→ **SUPPLIED INFORMATION**
———

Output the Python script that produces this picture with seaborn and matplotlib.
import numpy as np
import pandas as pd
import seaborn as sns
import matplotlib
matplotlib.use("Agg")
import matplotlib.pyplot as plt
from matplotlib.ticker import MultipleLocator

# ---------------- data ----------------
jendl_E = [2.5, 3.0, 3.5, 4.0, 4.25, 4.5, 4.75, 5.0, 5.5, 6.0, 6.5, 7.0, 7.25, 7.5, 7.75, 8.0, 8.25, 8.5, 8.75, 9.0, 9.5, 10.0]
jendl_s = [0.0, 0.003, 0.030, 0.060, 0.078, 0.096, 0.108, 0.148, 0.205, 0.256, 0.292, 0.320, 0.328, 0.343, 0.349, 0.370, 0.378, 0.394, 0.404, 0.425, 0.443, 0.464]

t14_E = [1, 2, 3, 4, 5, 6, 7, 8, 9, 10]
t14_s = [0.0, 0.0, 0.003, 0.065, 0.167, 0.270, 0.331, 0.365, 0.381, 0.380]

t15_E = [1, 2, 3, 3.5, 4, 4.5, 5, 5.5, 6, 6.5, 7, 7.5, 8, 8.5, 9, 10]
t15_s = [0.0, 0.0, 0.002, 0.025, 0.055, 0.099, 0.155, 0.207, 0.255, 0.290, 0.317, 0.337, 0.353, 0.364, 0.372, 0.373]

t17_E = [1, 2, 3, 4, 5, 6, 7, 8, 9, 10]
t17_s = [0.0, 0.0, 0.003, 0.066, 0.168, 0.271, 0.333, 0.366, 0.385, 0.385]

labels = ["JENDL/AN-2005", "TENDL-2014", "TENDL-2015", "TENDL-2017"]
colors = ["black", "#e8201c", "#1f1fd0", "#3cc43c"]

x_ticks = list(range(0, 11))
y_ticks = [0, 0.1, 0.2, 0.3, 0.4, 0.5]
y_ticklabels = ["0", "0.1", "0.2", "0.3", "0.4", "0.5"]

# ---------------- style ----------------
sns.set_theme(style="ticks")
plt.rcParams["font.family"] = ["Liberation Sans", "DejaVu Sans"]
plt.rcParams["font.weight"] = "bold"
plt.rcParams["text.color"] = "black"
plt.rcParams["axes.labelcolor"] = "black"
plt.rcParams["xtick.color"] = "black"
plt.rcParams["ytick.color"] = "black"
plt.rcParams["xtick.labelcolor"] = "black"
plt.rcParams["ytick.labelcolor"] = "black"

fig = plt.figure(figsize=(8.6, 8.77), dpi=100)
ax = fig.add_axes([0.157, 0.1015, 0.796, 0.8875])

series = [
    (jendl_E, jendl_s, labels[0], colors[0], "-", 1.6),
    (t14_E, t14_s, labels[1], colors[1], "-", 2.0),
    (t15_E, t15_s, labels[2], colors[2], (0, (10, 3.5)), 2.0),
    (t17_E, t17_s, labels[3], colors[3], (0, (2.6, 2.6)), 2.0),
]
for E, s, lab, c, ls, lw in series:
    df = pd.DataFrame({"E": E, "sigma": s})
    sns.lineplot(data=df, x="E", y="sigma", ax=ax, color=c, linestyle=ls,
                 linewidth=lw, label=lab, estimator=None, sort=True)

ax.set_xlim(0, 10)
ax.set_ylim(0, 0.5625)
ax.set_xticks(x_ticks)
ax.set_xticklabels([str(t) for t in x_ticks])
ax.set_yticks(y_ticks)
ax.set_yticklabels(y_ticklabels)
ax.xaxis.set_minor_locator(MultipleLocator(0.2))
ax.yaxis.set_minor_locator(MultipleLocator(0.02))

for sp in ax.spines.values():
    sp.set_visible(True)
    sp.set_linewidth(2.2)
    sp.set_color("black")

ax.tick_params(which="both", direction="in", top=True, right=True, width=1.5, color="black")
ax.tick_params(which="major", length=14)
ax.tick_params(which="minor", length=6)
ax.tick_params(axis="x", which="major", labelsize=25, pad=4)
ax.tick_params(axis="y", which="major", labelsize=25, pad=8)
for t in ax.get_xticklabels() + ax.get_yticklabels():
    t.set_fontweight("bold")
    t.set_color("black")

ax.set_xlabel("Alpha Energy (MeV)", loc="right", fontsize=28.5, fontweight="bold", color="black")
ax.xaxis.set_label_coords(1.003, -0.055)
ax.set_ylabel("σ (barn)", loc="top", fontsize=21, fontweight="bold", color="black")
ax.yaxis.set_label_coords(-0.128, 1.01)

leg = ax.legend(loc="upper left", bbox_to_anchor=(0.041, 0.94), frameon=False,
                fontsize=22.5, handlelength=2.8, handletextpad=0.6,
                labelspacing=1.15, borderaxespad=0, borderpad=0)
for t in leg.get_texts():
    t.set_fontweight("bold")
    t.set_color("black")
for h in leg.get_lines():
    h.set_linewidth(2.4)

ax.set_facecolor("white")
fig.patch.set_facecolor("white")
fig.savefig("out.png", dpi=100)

———

→ **SHORT TASK**
What is the number of lines containing "matplotlib"? Give that number only.

→ **TASK RESPONSE**
5